# To be done:
The lines to extract run from the first line of the material below to the line containing "fig = go.Figure()", both included; leave the pictures behind.

# Data lines:
----

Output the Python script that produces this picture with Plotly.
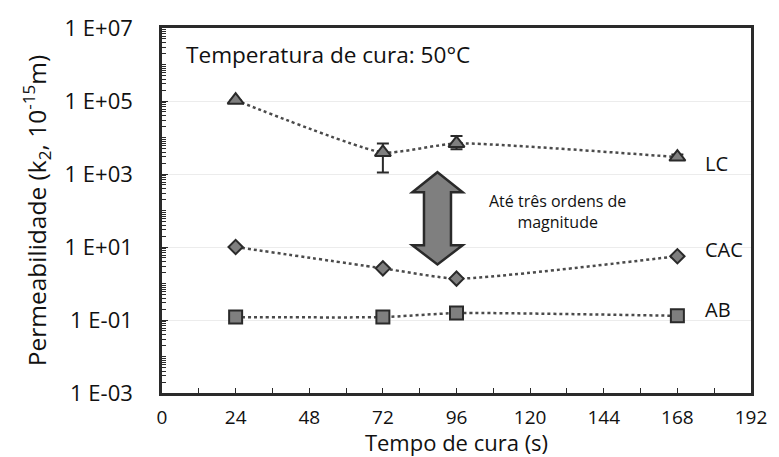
import numpy as np
import plotly.graph_objects as go

tempo = [24, 72, 96, 168]
lc = [1.05e5, 3.9e3, 6.9e3, 2.9e3]
lc_plus = [0, 3000, 4100, 500]
lc_minus = [0, 2800, 2100, 400]
cac = [10, 2.6, 1.36, 5.6]
ab = [0.12, 0.12, 0.155, 0.13]

series_names = ["LC", "CAC", "AB"]
label_vals = [1.9e3, 8.8, 0.19]
y_tickvals = [1e-3, 1e-1, 1e1, 1e3, 1e5, 1e7]
y_ticktext = ["1 E-03", "1 E-01", "1 E+01", "1 E+03", "1 E+05", "1 E+07"]
x_tickvals = [0, 24, 48, 72, 96, 120, 144, 168, 192]

FONT = "Open Sans"
LINE_COL = "#4a4a4a"
FILL = "#7f7f7f"
EDGE = "#2a2a2a"

fig = go.Figure()

def add_series(y, symbol, size, name, err=None):
    tr = go.Scatter(
        x=tempo, y=y, mode="lines+markers", name=name,
        line=dict(color=LINE_COL, width=2.5, dash="dot", shape="spline", smoothing=0.5),
        marker=dict(symbol=symbol, size=size, color=FILL, line=dict(color=EDGE, width=2)),
        showlegend=False,
    )
    if err is not None:
        tr.error_y = dict(type="data", symmetric=False, array=err[0], arrayminus=err[1],
                          color=EDGE, thickness=2, width=6)
    fig.add_trace(tr)

add_series(lc, "triangle-up", 14, "LC", (lc_plus, lc_minus))
add_series(cac, "diamond", 11, "CAC")
add_series(ab, "square", 13, "AB")

minor_vals = [m * 10.0 ** e for e in range(-3, 7) for m in range(1, 10)]

for name, yy in zip(series_names, label_vals):
    fig.add_annotation(x=176.5, y=np.log10(yy), text=name, showarrow=False,
                       xanchor="left", yanchor="middle",
                       font=dict(family=FONT, size=20, color="#111"))

fig.add_annotation(x=0.037, y=0.928, xref="paper", yref="paper",
                   text="Temperatura de cura: 50°C", showarrow=False,
                   xanchor="left", yanchor="middle",
                   font=dict(family=FONT, size=22.6, color="#111"))
fig.add_annotation(x=129, y=1.97, text="Até três ordens de<br>magnitude",
                   showarrow=False, xanchor="center", yanchor="middle",
                   font=dict(family=FONT, size=16, color="#111"))

# double arrow
cx = 89.8
hw, sw = 8.2, 4.4
yt, yh1, yh2, yb = 10**3.05, 10**2.5, 10**1.05, 10**0.52
path = (f"M {cx},{yt} L {cx+hw},{yh1} L {cx+sw},{yh1} L {cx+sw},{yh2} L {cx+hw},{yh2} "
        f"L {cx},{yb} L {cx-hw},{yh2} L {cx-sw},{yh2} L {cx-sw},{yh1} L {cx-hw},{yh1} Z")
fig.add_shape(type="path", path=path, xref="x", yref="y",
              fillcolor=FILL, line=dict(color=EDGE, width=2.5))

fig.update_layout(
    width=779, height=457,
    margin=dict(l=162, r=16, t=22, b=63),
    paper_bgcolor="white", plot_bgcolor="white",
    font=dict(family=FONT, color="#111"),
    xaxis=dict(range=[0, 192], tickvals=x_tickvals, ticks="inside", ticklen=5,
               tickcolor=EDGE, showline=True, linecolor=EDGE, linewidth=2.5, mirror=True,
               showgrid=False, zeroline=False, ticklabeloverflow="allow",
               ticklabelstandoff=5,
               minor=dict(ticks="inside", dtick=12, ticklen=5, tickcolor=EDGE),
               tickfont=dict(family=FONT, size=19, color="#111"),
               title=dict(text="Tempo de cura (s)", font=dict(family=FONT, size=22, color="#111"),
                          standoff=0)),
    yaxis=dict(type="log", range=[-3, 7], tickvals=y_tickvals, ticktext=y_ticktext,
               ticks="inside", ticklen=6, tickcolor=EDGE,
               minor=dict(tickmode="array", tickvals=minor_vals, ticks="inside",
                          ticklen=4, tickcolor=EDGE, showgrid=False),
               showline=True, linecolor=EDGE, linewidth=2.5, mirror=True,
               showgrid=True, gridcolor="#ececec", gridwidth=1, zeroline=False,
               tickfont=dict(family=FONT, size=22, color="#111"), ticklabelstandoff=22,
               title=dict(text="Permeabilidade (k<sub>2</sub>, 10<sup>-15</sup>m)",
                          font=dict(family=FONT, size=24.5, color="#111"), standoff=12)),
)

fig.write_html("out.html")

----

# Finished task:
Output the Python script that produces this picture with Plotly.
import numpy as np
import plotly.graph_objects as go

tempo = [24, 72, 96, 168]
lc = [1.05e5, 3.9e3, 6.9e3, 2.9e3]
lc_plus = [0, 3000, 4100, 500]
lc_minus = [0, 2800, 2100, 400]
cac = [10, 2.6, 1.36, 5.6]
ab = [0.12, 0.12, 0.155, 0.13]

series_names = ["LC", "CAC", "AB"]
label_vals = [1.9e3, 8.8, 0.19]
y_tickvals = [1e-3, 1e-1, 1e1, 1e3, 1e5, 1e7]
y_ticktext = ["1 E-03", "1 E-01", "1 E+01", "1 E+03", "1 E+05", "1 E+07"]
x_tickvals = [0, 24, 48, 72, 96, 120, 144, 168, 192]

FONT = "Open Sans"
LINE_COL = "#4a4a4a"
FILL = "#7f7f7f"
EDGE = "#2a2a2a"

fig = go.Figure()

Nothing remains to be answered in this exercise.